EDITOR'S NOTE: This is the final newsletter for 2009...we're taking a holiday break (along with the rest of the world), and will return Monday, January 4, 2010(!). We wish everyone a Happy, Happy Holiday season and (fingers crossed) a Much Merrier New Year!

•   If not a city, what is CityCenter? A "handsome, varied, occasionally ingenious, occasionally even beautiful piece of very expensive, very dense urban planning" - and a lesson in "the value of fine art, decoration and architecture, careful planning, and sustainable design."

•   Cleveland hopes to learn a lesson from the High Line (one of its designers included).

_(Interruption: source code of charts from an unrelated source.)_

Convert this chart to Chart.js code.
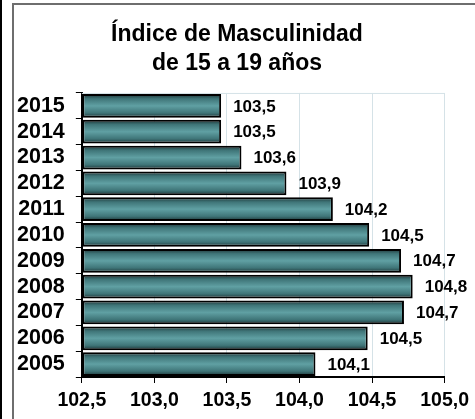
<!DOCTYPE html>
<html>
<head>
<meta charset="utf-8">
<script src="https://cdn.jsdelivr.net/npm/chart.js@4/dist/chart.umd.min.js"></script>
<style>
  html, body { margin: 0; padding: 0; background: #fff; }
  #edge { position: absolute; left: 0; top: 0; width: 2px; height: 419px; background: #000; }
  #frame { position: absolute; left: 12px; top: 3px; width: 470px; height: 420px;
           border-left: 2px solid #6e6e6e; border-top: 2px solid #6e6e6e; }
  #chart { position: absolute; left: 0; top: 0; }
</style>
</head>
<body>
<div id="edge"></div>
<div id="frame"></div>
<canvas id="chart" width="475" height="419"></canvas>
<script>
const years = ["2005", "2006", "2007", "2008", "2009", "2010", "2011", "2012", "2013", "2014", "2015"];
const indexValues = [104.11, 104.47, 104.72, 104.78, 104.70, 104.48, 104.23, 103.91, 103.60, 103.46, 103.46];
const titleLines = ["Índice de Masculinidad", "de 15 a 19 años"];
const xMin = 102.5;
const xMax = 105.0;

const FONT = "'Liberation Sans', Arial, sans-serif";
const fmt = v => Number(v).toFixed(1).replace(".", ",");
const BAR_PCT = 0.92;

// vertical gradient for each bar, built from the y scale position
function barFill(ctx) {
  const chart = ctx.chart;
  const y = chart.scales && chart.scales.y;
  if (ctx.type !== "data" || !y) return "#5e9ea1";
  const c = y.getPixelForValue(ctx.dataIndex);
  const h = (y.height / years.length) * BAR_PCT;
  if (!isFinite(c) || !isFinite(h) || h <= 0) return "#5e9ea1";
  const g = chart.ctx.createLinearGradient(0, c - h / 2, 0, c + h / 2);
  g.addColorStop(0, "#1c3133");
  g.addColorStop(0.2, "#3f7578");
  g.addColorStop(0.5, "#60a0a3");
  g.addColorStop(0.8, "#3f7578");
  g.addColorStop(1, "#1c3133");
  return g;
}

const valueLabels = {
  id: "valueLabels",
  afterDatasetsDraw(chart) {
    const ctx = chart.ctx;
    const meta = chart.getDatasetMeta(0);
    ctx.save();
    ctx.font = "bold 17px " + FONT;
    ctx.fillStyle = "#000";
    ctx.textBaseline = "middle";
    ctx.textAlign = "left";
    meta.data.forEach((bar, i) => {
      ctx.fillText(fmt(indexValues[i]), bar.x + 12, bar.y + 1);
    });
    ctx.restore();
  }
};

const topLine = {
  id: "topLine",
  beforeDatasetsDraw(chart) {
    const a = chart.chartArea;
    const ctx = chart.ctx;
    ctx.save();
    ctx.strokeStyle = "#d5e2e7";
    ctx.lineWidth = 1;
    ctx.beginPath();
    ctx.moveTo(a.left, a.top + 0.5);
    ctx.lineTo(a.right, a.top + 0.5);
    ctx.stroke();
    ctx.restore();
  }
};

new Chart(document.getElementById("chart"), {
  type: "bar",
  data: {
    labels: years,
    datasets: [{
      data: indexValues,
      base: xMin,
      backgroundColor: barFill,
      borderColor: "#000",
      borderWidth: 2,
      borderSkipped: false,
      barPercentage: BAR_PCT,
      categoryPercentage: 1
    }]
  },
  options: {
    indexAxis: "y",
    responsive: false,
    animation: false,
    devicePixelRatio: 1,
    layout: { padding: { left: 6, right: 7, top: 0, bottom: 0.6 } },
    plugins: {
      legend: { display: false },
      tooltip: { enabled: false },
      title: {
        display: true,
        text: titleLines,
        color: "#000",
        font: { family: FONT, size: 23, weight: "bold", lineHeight: 1.26 },
        padding: { top: 20, bottom: 15 }
      }
    },
    scales: {
      x: {
        min: xMin,
        max: xMax,
        ticks: {
          stepSize: 0.5,
          color: "#000",
          padding: 6,
          font: { family: FONT, size: 19.5, weight: "bold" },
          callback: v => fmt(v)
        },
        grid: { color: "#d5e2e7", tickColor: "#000", tickLength: 6, lineWidth: 1 },
        border: { color: "#000", width: 2 }
      },
      y: {
        reverse: true,
        ticks: {
          autoSkip: false,
          color: "#000",
          padding: 11,
          font: { family: FONT, size: 21.5, weight: "bold" }
        },
        grid: { offset: true, drawOnChartArea: false, tickColor: "#000", tickLength: 6 },
        border: { color: "#000", width: 2 }
      }
    }
  },
  plugins: [topLine, valueLabels]
});
</script>
</body>
</html>
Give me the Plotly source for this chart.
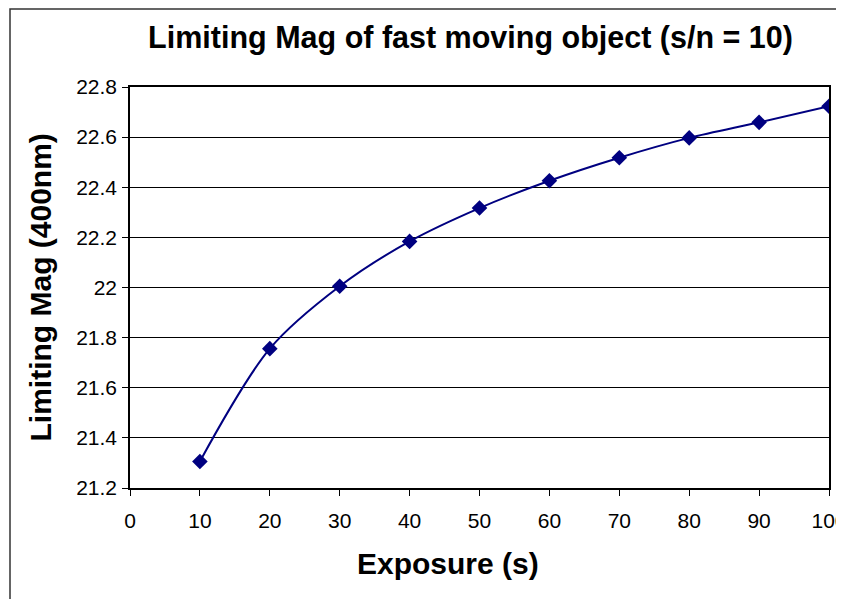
import plotly.graph_objects as go

exposure = [10, 20, 30, 40, 50, 60, 70, 80, 90, 100]
limiting_mag = [21.306, 21.756, 22.005, 22.184, 22.317, 22.426, 22.518, 22.597, 22.659, 22.723]

title_text = "Limiting Mag of fast moving object (s/n = 10)"
x_title = "Exposure (s)"
y_title = "Limiting Mag (400nm)"

FONT = "Arial, Liberation Sans, sans-serif"
NAVY = "#000080"

fig = go.Figure()
fig.add_trace(go.Scatter(
    x=exposure, y=limiting_mag, mode="lines+markers",
    line=dict(color=NAVY, width=2, shape="spline", smoothing=0.9),
    marker=dict(symbol="diamond", size=12, color=NAVY),
    showlegend=False,
))

# page body has an 8px default margin; compensate so the plot lands where the reference has it
OFF = 8
W, H = 844 - OFF, 599 - OFF
L, R, T, B = 130 - OFF, 15, 87 - OFF, 111
pw, ph = W - L - R, H - T - B

def px_x(p):  # p in viewport pixels
    return (p - OFF - L) / pw

def px_y(p):
    return (H - B - (p - OFF)) / ph

fig.update_layout(
    width=W, height=H,
    margin=dict(l=L, r=R, t=T, b=B, pad=0, autoexpand=False),
    paper_bgcolor="white", plot_bgcolor="white",
    font=dict(family=FONT, color="black", size=21),
    title=dict(text="<b>" + title_text + "</b>", x=px_x(470.5), xref="paper", xanchor="center",
               y=1 - (37 - OFF) / H, yanchor="middle", yref="container",
               font=dict(family=FONT, size=30.5, color="black")),
    xaxis=dict(range=[0, 100], dtick=10, tick0=0, showgrid=False,
               showline=True, linecolor="black", linewidth=1.5, mirror=True,
               ticks="outside", ticklen=6, tickcolor="black", tickwidth=1,
               tickfont=dict(size=21), zeroline=False, ticklabelstandoff=7,
               ticklabeloverflow="allow", automargin=False),
    yaxis=dict(range=[21.2, 22.8], dtick=0.2, tick0=21.2, showgrid=True,
               gridcolor="black", gridwidth=1,
               showline=True, linecolor="black", linewidth=1.5, mirror=True,
               ticks="outside", ticklen=6, tickcolor="black", tickwidth=1,
               tickfont=dict(size=21), zeroline=False, ticklabelstandoff=1,
               ticklabeloverflow="allow", automargin=False),
    annotations=[
        dict(text="<b>" + x_title + "</b>", xref="paper", yref="paper",
             x=px_x(447.5), y=px_y(563), xanchor="center", yanchor="middle",
             showarrow=False, font=dict(family=FONT, size=30, color="black")),
        dict(text="<b>" + y_title + "</b>", xref="paper", yref="paper",
             x=px_x(40), y=px_y(287.5), xanchor="center", yanchor="middle",
             textangle=-90, showarrow=False,
             font=dict(family=FONT, size=30, color="black")),
    ],
    shapes=[dict(type="rect", xref="paper", yref="paper",
                 x0=px_x(10), x1=px_x(870), y0=px_y(640), y1=px_y(OFF + 1),
                 line=dict(color="#333333", width=1.5), fillcolor="rgba(0,0,0,0)",
                 layer="below")],
)

fig.write_html("out.html")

•   Campbell is cautiously optimistic about plans to expand Boston's convention center: it better be more than be a bigger, "deadly, single-purpose monolith."

•   More details on Gehry's theatrical Times Square debut (alas, no images until next year).

•   Moore on the "Great Tower Craze of the Noughties": the strangest part is that almost no towers were actually built, meaning "skyscrapers played little part in London's great boom and bust."

•   Olcayto considers the decade in Scottish architecture: the best buildings "revive a weird and wonderful tradition," but also raise issues in the broader picture.

•   A bevy of British notables talk about the top news stories in a "turbulent year in the world of architecture."

•   Anderton sits down with a merry band of mavens to revisit "design in the Oughts (or the Noughties)."

•   Martin Filler muses on fame as a "fickle mistress" that can "morph into a fearsome burden, the 'how-do-I-top-myself?' syndrome that frequently shadows exceptional success."

•   Pearman ponders the same, reviewing an "utterly fascinating" new book explores the pre-fame projects of some of today's starchitects.

•   A website puts the spotlight in pioneering women in North Carolina architecture and design who "braved prejudice and often ridicule to pursue their careers."

•   With wrecking balls heading its way (to just reduce its size), there's a growing call to save a Basil Spence-designed nuclear power plant in Wales that is a "triumph of modernist architecture - we should be celebrating it, not bringing in the bulldozers."

•   FLW's Beth Sholom synagogue's new visitor center offers an intriguing look at the "extraordinary collaboration" between the architect and the rabbi, and "eloquently unearths the human underpinnings of one of Wright's greatest architectural achievements."

•   Wanted (and long over-due): a consultant to document California's portion of the Route 66, "a step toward preservation of the cultural touchstone."

•   'Tis the season of good will: celebrating its 5th anniversary, the AIAS Freedom by Design program reaches out to "people that architects weren't serving but for whom modest design improvements could make huge differences in everyday life"; and the recently-launched DesigNYC matches designers with non-profits in need - with hopes to create an open platform "so other cities can do it on their own."

•   Weekend diversions:

•   Ouroussoff says Yale's "What We Learned: The Yale Las Vegas Studio and the Work of Venturi, Scott Brown & Associates" is a "must-see" for those who want to "recapture the euphoric sense of discovery that came out of those early trips, as well as get a refresher course on their conclusions, which still have things to teach us."

•   Denver Art Museum's "Embrace!" presents "an inventive mixture of artists" that contends with "Libeskind's frequently unwieldy spaces" (but might leave some viewers thinking the money would have been better spent on tweaking the space itself).

•   A Dutch exhibition of photography from China and the Netherlands examines the dark side of development.

•   At MIT, and architect and an artist put on "a thoughtful show" that invites interaction and play; "instead, we can only look and ponder."

•   'Tis the season, take 2: Wigglesworth's "Tree-Cycle" in London crosses Christmas with a bicycle: it's sustainable, amusing - and for a good cause.